Retype the opening lines of the listing below, ending with the line that contains "from bokeh.resources import INLINE", and leave out any pictures.

# Given data:
** Start **

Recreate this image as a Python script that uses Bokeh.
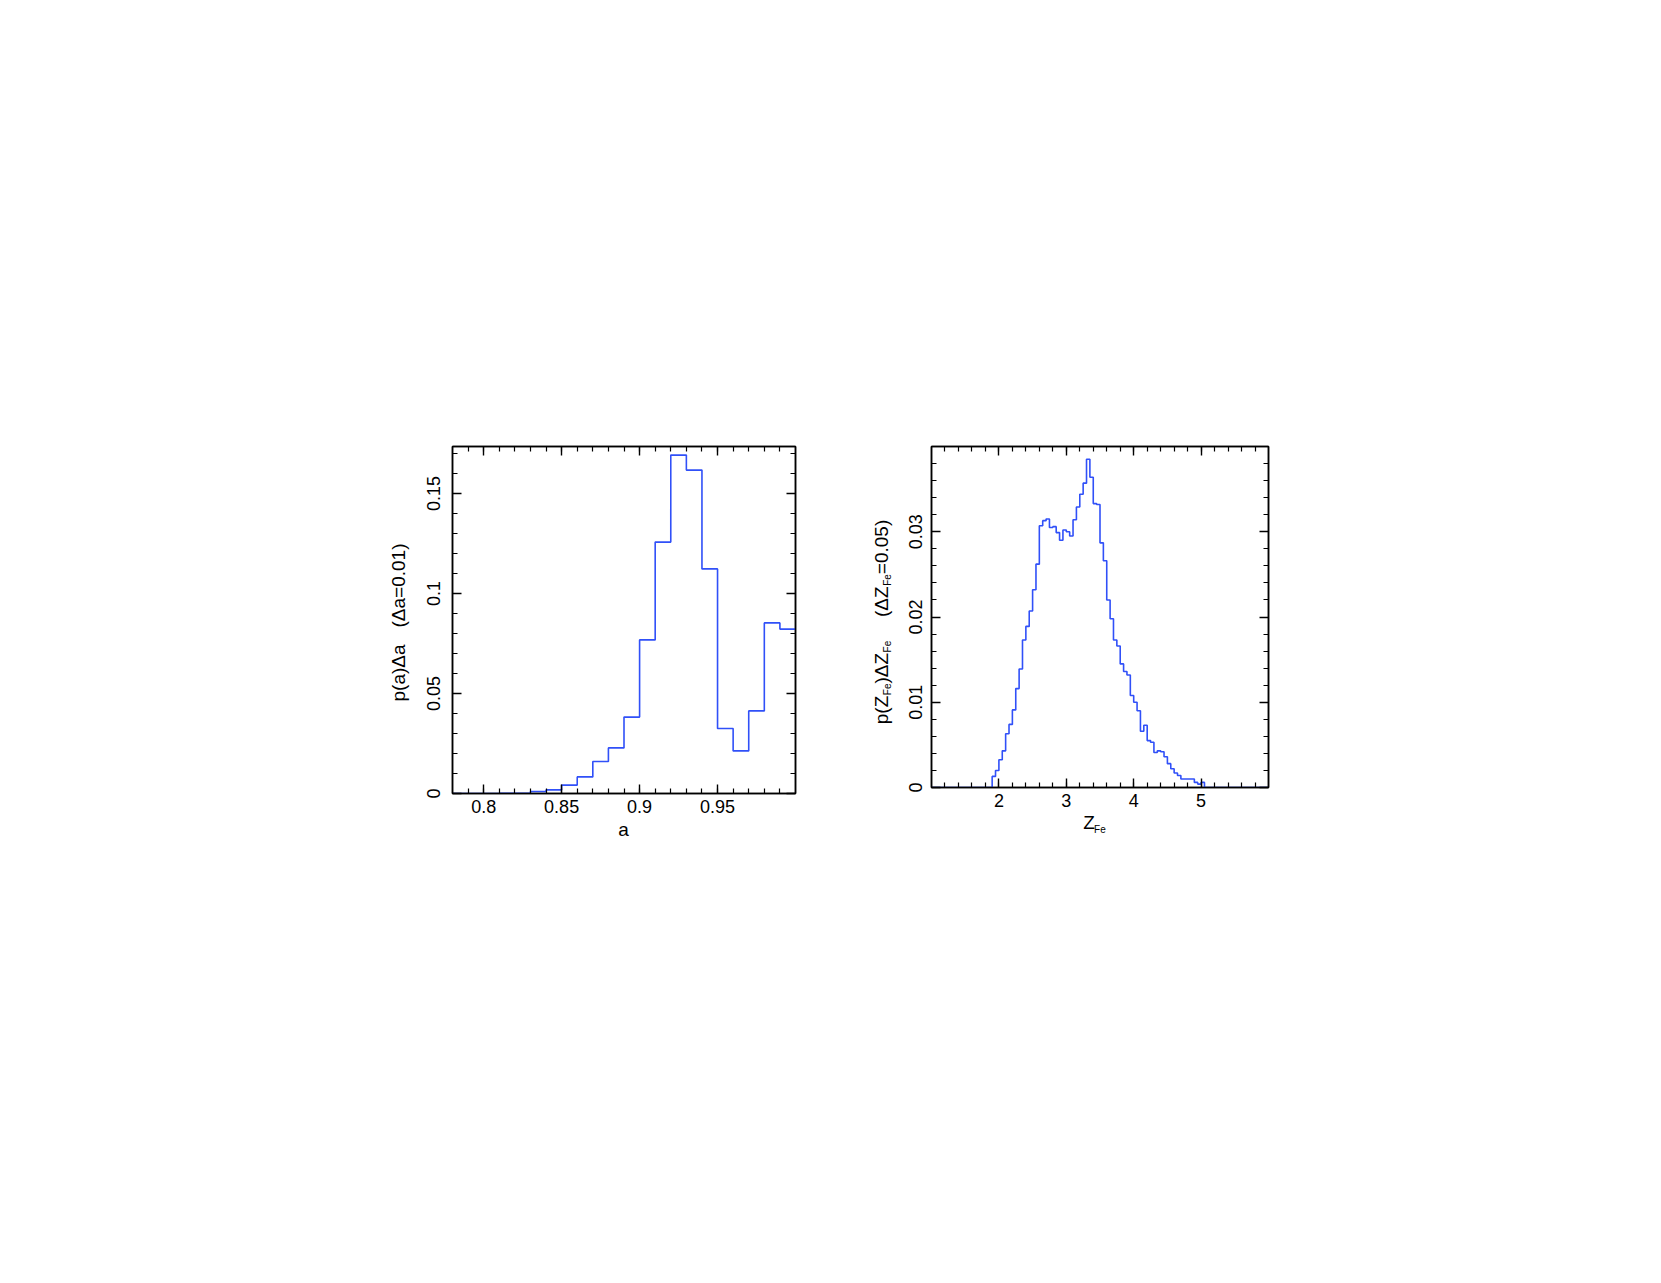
import math
from bokeh.plotting import figure
from bokeh.models import FixedTicker, LinearAxis, Spacer, Range1d, CustomJSTickFormatter
from bokeh.layouts import row, column
from bokeh.core.properties import value
from bokeh.embed import file_html
from bokeh.resources import INLINE

# ---------------- data ----------------
# left panel: p(a) Delta a, bins of width 0.01 starting at 0.78
a_bin_lo = 0.78
a_bin_w = 0.01
a_prob = [0.0, 0.0, 0.0, 0.0001, 0.0001, 0.0010, 0.0018, 0.0042, 0.0083, 0.0160,
          0.0228, 0.0382, 0.0768, 0.1257, 0.1692, 0.1617, 0.1123, 0.0325, 0.0213,
          0.0413, 0.0853, 0.0822]
a_xticks = [0.8, 0.85, 0.9, 0.95]
a_xtick_labels = ["0.8", "0.85", "0.9", "0.95"]
a_yticks = [0.0, 0.05, 0.1, 0.15]
a_ytick_labels = ["0", "0.05", "0.1", "0.15"]

# right panel: p(Z_Fe) Delta Z_Fe, bins of width 0.05 starting at 1.0
z_bin_lo = 1.0
z_bin_w = 0.05
z_prob = [0.0, 0.0, 0.0, 0.0, 0.0, 0.0, 0.0, 0.0, 0.0, 0.0,
          0.0, 0.0, 0.0, 0.0, 0.0, 0.0, 0.0, 0.0,
          0.0013, 0.0020, 0.00325, 0.0043, 0.0063, 0.0074, 0.0091, 0.0116, 0.0139, 0.0173,
          0.0189, 0.0207, 0.0232, 0.0262, 0.0307, 0.0313, 0.0315, 0.0305, 0.0306, 0.0299,
          0.0290, 0.0302, 0.0300, 0.0295, 0.0314, 0.0329, 0.0344, 0.0357, 0.0385, 0.0364,
          0.0333, 0.0332, 0.0287, 0.0266, 0.0220, 0.0198, 0.0173, 0.0166, 0.0145, 0.0136,
          0.0132, 0.0108, 0.0100, 0.0090, 0.0066, 0.0073, 0.0055, 0.0053, 0.0041, 0.0043,
          0.0042, 0.0036, 0.0028, 0.0022, 0.0017, 0.0014, 0.0010, 0.0010, 0.0010, 0.0010,
          0.0006, 0.0004, 0.0006,
          0.0, 0.0, 0.0, 0.0, 0.0, 0.0, 0.0, 0.0, 0.0, 0.0,
          0.0, 0.0, 0.0, 0.0, 0.0, 0.0, 0.0, 0.0, 0.0]
z_xticks = [2, 3, 4, 5]
z_xtick_labels = ["2", "3", "4", "5"]
z_yticks = [0.0, 0.01, 0.02, 0.03]
z_ytick_labels = ["0", "0.01", "0.02", "0.03"]

# ---------------- styling ----------------
FONT = "Liberation Sans"
LINE_COLOR = "#3050f8"
TICK_FS = "18px"
LAB_F = 19
SUB_F = 10
HX_C = -13   # empirical horizontal placement correction for texts in the label figures
VX_C = -9

ADV = {'p': 0.556, '(': 0.333, ')': 0.333, 'Z': 0.611, 'F': 0.611, 'e': 0.556,
       'Δ': 0.668, '=': 0.584, '0': 0.556, '.': 0.278, '5': 0.556, 'a': 0.556,
       '1': 0.556, ' ': 0.278}


def tw(s, size):
    return sum(ADV.get(c, 0.556) for c in s) * size


def step_xy(lo, w, vals):
    n = len(vals)
    edges = [round(lo + w * i, 4) for i in range(n + 1)]
    return edges, list(vals) + [vals[-1]]


def style_axis(ax, major, minor, labels, show_labels=True, vertical=False, standoff=6):
    ax.ticker = FixedTicker(ticks=major, minor_ticks=minor)
    ax.axis_line_color = "black"
    ax.axis_line_width = 1.5
    ax.major_tick_in = 9
    ax.major_tick_out = 0
    ax.minor_tick_in = 5
    ax.minor_tick_out = 0
    ax.major_tick_line_color = "black"
    ax.major_tick_line_width = 1.4
    ax.minor_tick_line_color = "black"
    ax.minor_tick_line_width = 1.2
    ax.axis_label = None
    ax.major_label_text_font = FONT
    ax.major_label_text_color = "black"
    if show_labels:
        ax.major_label_text_font_size = TICK_FS
        ax.major_label_overrides = {float(t): l for t, l in zip(major, labels)}
        ax.major_label_standoff = standoff
        if vertical:
            ax.major_label_orientation = "vertical"
    else:
        ax.formatter = CustomJSTickFormatter(code="return ''")
        ax.major_label_text_font_size = "10px"
        ax.major_label_standoff = 0


def make_fig(xr, yr, fw, fh, mbl, mbr, mbb, xmaj, xmin, xlab, ymaj, ymin, ylab, ystand):
    p = figure(x_range=Range1d(*xr), y_range=Range1d(*yr), frame_width=fw, frame_height=fh,
               min_border_left=mbl, min_border_right=mbr, min_border_top=10,
               min_border_bottom=mbb, output_backend="svg", toolbar_location=None,
               background_fill_color="white", border_fill_color="white")
    p.xgrid.visible = False
    p.ygrid.visible = False
    p.outline_line_color = "black"
    p.outline_line_width = 1.5
    style_axis(p.xaxis[0], xmaj, xmin, xlab, standoff=6)
    style_axis(p.yaxis[0], ymaj, ymin, ylab, vertical=True, standoff=ystand)
    top = LinearAxis()
    style_axis(top, xmaj, xmin, xlab, show_labels=False)
    right = LinearAxis()
    style_axis(right, ymaj, ymin, ylab, show_labels=False)
    p.add_layout(top, "above")
    p.add_layout(right, "right")
    return p


def text_fig(w, h, margin=None):
    kw = {} if margin is None else {"margin": margin}
    t = figure(x_range=Range1d(0, w), y_range=Range1d(0, h), width=w, height=h, min_border=0,
               x_axis_type=None, y_axis_type=None, output_backend="svg", toolbar_location=None,
               background_fill_color=None, border_fill_color=None, **kw)
    t.outline_line_color = None
    t.xgrid.visible = False
    t.ygrid.visible = False
    return t


def put_h(fig, x, y, txt, size, align="left"):
    fig.text(x=[x + HX_C], y=[y], text=[txt], angle=0.0, text_align=align,
             text_baseline="alphabetic", text_font=value(FONT),
             text_font_size=value(f"{size}px"), text_color="black")


def put_v(fig, x, y, txt, size):
    fig.text(x=[x + VX_C], y=[y], text=[txt], angle=math.pi / 2, text_align="left",
             text_baseline="alphabetic", text_font=value(FONT),
             text_font_size=value(f"{size}px"), text_color="black")


# ---------------- left panel ----------------
a_minor_x = [round(0.79 + 0.01 * i, 2) for i in range(21)]
a_minor_y = [round(0.01 * i, 2) for i in range(18)]
p1 = make_fig((0.78, 1.0), (0.0, 0.1735), 343, 347, 40, 10, 40,
              a_xticks, a_minor_x, a_xtick_labels, a_yticks, a_minor_y, a_ytick_labels, 13)
ax_, ay_ = step_xy(a_bin_lo, a_bin_w, a_prob)
p1.step(ax_, ay_, mode="after", line_color=LINE_COLOR, line_width=1.6)

# left y label (rotated)
yl1 = text_fig(80, 397)
gap = 3.2 * 0.278 * LAB_F
t1, t2 = "p(a)Δa", "(Δa=0.01)"
L = tw(t1, LAB_F) + gap + tw(t2, LAB_F)
s0 = 211 - L / 2
put_v(yl1, 75, s0, t1, LAB_F)
put_v(yl1, 75, s0 + tw(t1, LAB_F) + gap, t2, LAB_F)

# left x label (overlaps the bottom border of p1, transparent)
xl1 = text_fig(393, 50, margin=(-30, 0, 0, 0))
put_h(xl1, 209, 23.8, "a", LAB_F, align="center")

# ---------------- right panel ----------------
z_minor_x = [round(1.2 + 0.2 * i, 1) for i in range(24)]
z_minor_y = [round(0.002 * i, 3) for i in range(20)]
p2 = make_fig((1.0, 6.0), (0.0, 0.04), 337, 341, 34, 10, 40,
              z_xticks, z_minor_x, z_xtick_labels, z_yticks, z_minor_y, z_ytick_labels, 10)
zx_, zy_ = step_xy(z_bin_lo, z_bin_w, z_prob)
p2.step(zx_, zy_, mode="after", line_color=LINE_COLOR, line_width=1.6)

# right y label with subscripts (rotated)
yl2 = text_fig(92, 391)
pieces = [("p(Z", LAB_F, 0, 0), ("Fe", SUB_F, 6, 0.5), (")ΔZ", LAB_F, 0, 0), ("Fe", SUB_F, 6, 0.5),
          ("(ΔZ", LAB_F, 0, 4.5 * 0.278 * LAB_F), ("Fe", SUB_F, 6, 0.5), ("=0.05)", LAB_F, 0, 0)]
total = sum(tw(t, sz) + g for t, sz, d, g in pieces)
s = 205.5 - total / 2
for t, sz, d, g in pieces:
    s += g
    put_v(yl2, 85 + d, s, t, sz)
    s += tw(t, sz)

# right x label Z_Fe (overlaps the bottom border of p2, transparent)
xl2 = text_fig(381, 50, margin=(-30, 0, 0, 0))
zx0 = 184.7
put_h(xl2, zx0, 25.2, "Z", LAB_F)
put_h(xl2, zx0 + tw("Z", LAB_F) + 0.5, 18.5, "Fe", SUB_F)

layout = column(Spacer(height=436, width=10),
                row(Spacer(width=332, height=10), yl1, column(p1, xl1), yl2, column(p2, xl2)))

open("out.html", "w").write(file_html(layout, INLINE))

** End **

# Answer to this task:
Recreate this image as a Python script that uses Bokeh.
import math
from bokeh.plotting import figure
from bokeh.models import FixedTicker, LinearAxis, Spacer, Range1d, CustomJSTickFormatter
from bokeh.layouts import row, column
from bokeh.core.properties import value
from bokeh.embed import file_html
from bokeh.resources import INLINE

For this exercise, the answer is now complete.